WRITTEN EXERCISE: Exactly the lines from the start of the data below through the line that contains "import plotly.graph_objects as go" are to be copied, with pictures left out.

GIVEN MATERIAL:
== == ==

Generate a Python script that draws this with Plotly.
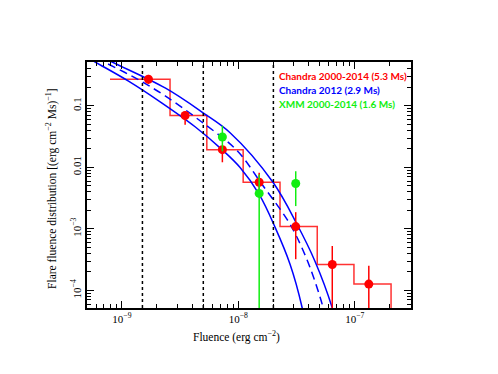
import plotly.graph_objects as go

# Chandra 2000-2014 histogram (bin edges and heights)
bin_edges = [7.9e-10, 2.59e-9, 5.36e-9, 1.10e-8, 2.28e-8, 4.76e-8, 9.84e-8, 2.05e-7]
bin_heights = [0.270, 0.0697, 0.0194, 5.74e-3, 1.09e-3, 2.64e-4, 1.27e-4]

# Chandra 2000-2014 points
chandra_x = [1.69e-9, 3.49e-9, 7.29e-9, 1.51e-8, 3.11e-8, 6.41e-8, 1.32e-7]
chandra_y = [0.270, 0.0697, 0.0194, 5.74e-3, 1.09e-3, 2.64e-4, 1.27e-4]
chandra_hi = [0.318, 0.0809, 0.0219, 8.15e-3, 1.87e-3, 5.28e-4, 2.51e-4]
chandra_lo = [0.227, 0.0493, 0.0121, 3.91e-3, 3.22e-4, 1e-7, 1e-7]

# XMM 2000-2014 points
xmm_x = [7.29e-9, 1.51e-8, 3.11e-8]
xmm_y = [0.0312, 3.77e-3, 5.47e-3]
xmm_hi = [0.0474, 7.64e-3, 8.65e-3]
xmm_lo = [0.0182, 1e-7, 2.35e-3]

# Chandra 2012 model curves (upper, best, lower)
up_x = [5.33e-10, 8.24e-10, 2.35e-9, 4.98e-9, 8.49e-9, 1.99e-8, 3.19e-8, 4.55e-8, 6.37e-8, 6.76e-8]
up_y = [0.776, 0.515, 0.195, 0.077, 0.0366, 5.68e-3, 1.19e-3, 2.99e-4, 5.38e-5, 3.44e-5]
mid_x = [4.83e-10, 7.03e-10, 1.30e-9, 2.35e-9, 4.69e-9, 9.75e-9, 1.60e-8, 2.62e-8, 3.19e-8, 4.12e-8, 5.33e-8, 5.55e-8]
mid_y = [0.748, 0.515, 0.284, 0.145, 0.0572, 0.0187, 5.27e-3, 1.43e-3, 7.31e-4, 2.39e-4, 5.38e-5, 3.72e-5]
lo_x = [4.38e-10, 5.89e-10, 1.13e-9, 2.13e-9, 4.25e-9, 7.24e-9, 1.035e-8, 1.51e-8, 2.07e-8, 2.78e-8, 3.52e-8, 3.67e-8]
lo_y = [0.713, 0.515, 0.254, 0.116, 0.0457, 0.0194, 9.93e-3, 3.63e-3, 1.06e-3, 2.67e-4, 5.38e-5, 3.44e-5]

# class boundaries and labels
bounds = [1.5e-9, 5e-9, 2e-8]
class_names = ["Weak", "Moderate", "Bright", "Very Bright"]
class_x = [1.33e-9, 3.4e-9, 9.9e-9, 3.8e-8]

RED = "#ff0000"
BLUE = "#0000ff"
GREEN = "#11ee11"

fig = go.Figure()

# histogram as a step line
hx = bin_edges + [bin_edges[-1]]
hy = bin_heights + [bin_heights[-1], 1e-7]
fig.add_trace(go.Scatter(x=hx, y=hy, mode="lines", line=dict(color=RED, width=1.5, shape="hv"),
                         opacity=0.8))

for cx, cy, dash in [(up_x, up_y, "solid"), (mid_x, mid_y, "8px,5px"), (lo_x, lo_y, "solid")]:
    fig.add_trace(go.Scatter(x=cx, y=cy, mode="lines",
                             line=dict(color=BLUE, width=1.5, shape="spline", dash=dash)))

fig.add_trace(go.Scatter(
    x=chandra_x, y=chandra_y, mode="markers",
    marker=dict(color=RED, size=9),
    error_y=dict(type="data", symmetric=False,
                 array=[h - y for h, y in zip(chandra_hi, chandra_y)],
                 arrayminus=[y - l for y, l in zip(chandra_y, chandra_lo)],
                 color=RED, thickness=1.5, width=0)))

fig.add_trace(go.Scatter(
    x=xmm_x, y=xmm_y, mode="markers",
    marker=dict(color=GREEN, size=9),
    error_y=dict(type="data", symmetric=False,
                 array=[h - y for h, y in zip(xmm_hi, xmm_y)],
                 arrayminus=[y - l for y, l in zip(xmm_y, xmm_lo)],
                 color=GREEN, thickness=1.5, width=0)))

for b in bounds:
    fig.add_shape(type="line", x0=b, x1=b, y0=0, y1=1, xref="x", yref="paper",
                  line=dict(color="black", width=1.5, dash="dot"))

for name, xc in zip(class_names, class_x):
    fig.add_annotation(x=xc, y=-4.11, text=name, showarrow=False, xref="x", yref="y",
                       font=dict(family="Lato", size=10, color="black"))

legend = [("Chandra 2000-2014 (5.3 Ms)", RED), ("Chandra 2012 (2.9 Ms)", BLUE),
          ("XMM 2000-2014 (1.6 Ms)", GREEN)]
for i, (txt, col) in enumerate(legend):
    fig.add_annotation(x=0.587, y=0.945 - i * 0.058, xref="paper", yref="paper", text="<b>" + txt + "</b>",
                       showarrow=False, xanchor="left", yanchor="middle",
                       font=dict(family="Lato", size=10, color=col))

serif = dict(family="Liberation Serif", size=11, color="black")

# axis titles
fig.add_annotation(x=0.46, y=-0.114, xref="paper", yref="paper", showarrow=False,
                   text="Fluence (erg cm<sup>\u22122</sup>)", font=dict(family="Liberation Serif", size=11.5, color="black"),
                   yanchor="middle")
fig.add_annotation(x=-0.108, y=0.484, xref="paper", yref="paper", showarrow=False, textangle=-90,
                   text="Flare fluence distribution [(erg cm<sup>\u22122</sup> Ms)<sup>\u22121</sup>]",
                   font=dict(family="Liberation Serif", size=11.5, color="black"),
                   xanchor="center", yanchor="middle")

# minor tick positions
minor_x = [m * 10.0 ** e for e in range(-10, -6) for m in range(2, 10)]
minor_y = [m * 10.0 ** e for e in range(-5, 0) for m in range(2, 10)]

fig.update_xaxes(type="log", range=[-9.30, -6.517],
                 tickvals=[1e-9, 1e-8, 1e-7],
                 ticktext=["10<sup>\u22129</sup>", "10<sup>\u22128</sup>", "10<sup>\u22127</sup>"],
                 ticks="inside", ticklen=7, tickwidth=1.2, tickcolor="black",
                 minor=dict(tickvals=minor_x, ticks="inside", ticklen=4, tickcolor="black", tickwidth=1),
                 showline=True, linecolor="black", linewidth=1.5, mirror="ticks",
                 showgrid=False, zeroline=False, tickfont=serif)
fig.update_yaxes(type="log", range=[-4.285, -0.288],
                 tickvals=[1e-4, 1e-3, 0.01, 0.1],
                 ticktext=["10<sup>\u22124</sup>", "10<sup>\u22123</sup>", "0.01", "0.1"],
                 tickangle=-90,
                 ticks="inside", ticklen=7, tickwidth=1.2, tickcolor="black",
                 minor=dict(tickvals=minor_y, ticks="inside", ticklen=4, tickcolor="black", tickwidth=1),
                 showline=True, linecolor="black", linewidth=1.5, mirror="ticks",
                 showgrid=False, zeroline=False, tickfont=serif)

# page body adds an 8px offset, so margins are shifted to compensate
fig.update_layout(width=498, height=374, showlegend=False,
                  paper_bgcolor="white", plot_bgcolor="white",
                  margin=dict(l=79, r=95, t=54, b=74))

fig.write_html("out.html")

== == ==

EXERCISE OUTPUT:
Generate a Python script that draws this with Plotly.
import plotly.graph_objects as go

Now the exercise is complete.